His important early works included the 1966 drama “The Hunt,” which won Saura the Silver Bear at the Berlin Film Festival for his portrait of Spanish Civil War veterans dealing with life after the conflict. He won another Silver bear in 1968 for “Peppermint Frappé,” a movie that was immortalized in film history when Jean-Luc Godard and Francois Truffaut interrupted its Cannes screening out of solidarity with protesting students and workers. His films “La Prima Angélica” and “Cría Cuervos” later won special jury prizes at Cannes in the 1970s.

When Franco died in 1975, and Spain began to restore democracy, Saura stopped making political films and began a second act that focused on dance films. In the 1980s, he directed a trilogy of films about Flamenco dancing that consisted of “Blood Wedding,” “Carmen,” and “Love the Magician.” Flamenco was a theme that he would return to throughout his career.

In a 1999 interview with IndieWire, Saura was asked about the differences between his dance films and his more traditional narratives.
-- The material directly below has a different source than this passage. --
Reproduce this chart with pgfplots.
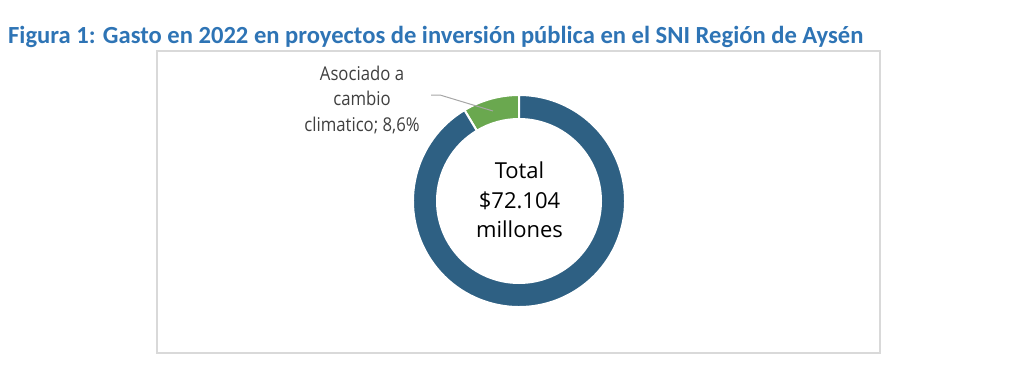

The director explained that he didn’t like to divide his work into binary categories, and saw all of his films as memories of various chapters of his life.

“It’s hard to say. I don’t have a preference as such. I remember all my films with a certain sentiment, because I like all of my films very much,” Saura said. “But not necessarily for the films themselves — it’s because I have a memory [of the filmmaking], or I met somebody there, or one of my wives worked with me. It’s hard to say. For me, cinema is part of my life, and there it is. And then you forget about it.”

Saura remained an active filmmaker until his death. His final project, the documentary “Las Paredes Hablan,” premiered in 2022 when the director was 90 years old.